Monday, January 16, 2006

Miscellaneous: Memories Are Made Of This

I wanted to ignore James Frey. Honest and truly I did. But after plowing through the Sunday Times, I realized that the story won’t die. And the bloggers’ union told me I had to contribute something.

Besides, I read A MILLION LITTLE PIECES well before Oprah anointed it for her Book Club. I thought it was a crock, a wildly exaggerated addiction memoir filled with tough-guy posturing. (And, to be fair, a crazed energy that kept me turning pages.) The fact that I didn’t believe most of this purportedly true story didn’t bother me, a sad confession in itself.

I could rant about the through-the-looking-glass reaction: Oprah blaming Random House for tagging it a memoir, the book’s fans claiming that Frey is the true victim. Or I could say that Larry David saw all this coming. After all, Kramer sold bits of his life story to fill out J. Peterman’s autobiography. The world is becoming more like SEINFELD every day, and we’re all architects like George Costanza.

Instead, I’ve decided to focus on how I can profit from all this.

I’ve always been fascinated with memoirs because I believed I could never write one.
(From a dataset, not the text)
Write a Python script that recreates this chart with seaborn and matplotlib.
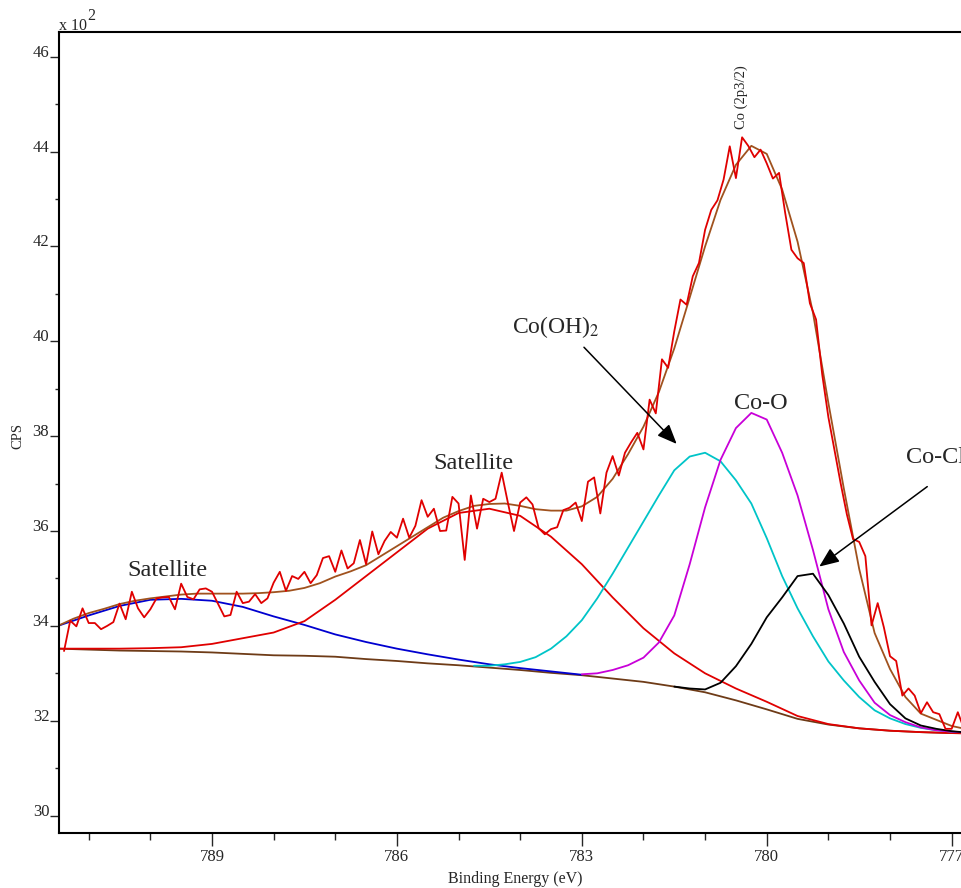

My life has simply been too boring. Trust me, I was there. Nothing but middle class white boy angst.

But Frey has shown me the error of my ways. In WRITING THE NOVEL, Lawrence Block explains how to create fiction by extrapolating one’s own experiences. You don’t need to visit the moors of England to pen a Gothic when there’s a perfectly good creepy old manse on the outskirts of town. And so, in this age, does the memoir go as well. Which suddenly gives me plenty of material.

Thanks to James Frey, I now realize that embellishments are OK – and that the one meeting of the Young Republicans I attended was an attempt to find acceptance by joining a cult. That time I downed too many hot dogs and got violently ill at Knott’s Berry Farm? That’s now an eating disorder that I bravely overcame. The guy who touched me inappropriately in Waldenbooks when I was 12 is, in terms of “emotional truth,” a history of sexual abuse. (And I was an altar boy. There’s got to be some way to work that in there.)

This is going to open up a whole new market for me. I’m going to put pen to paper as soon as I figure out how to spin my childhood trip to an Irish ice cream parlor into an alien abduction. (Both involve travel, an inability to understand what others were saying, and the insertion of something cold into my body.) Oh, yes, I know why the caged bird sings. And for $27.95, I’ll tell all.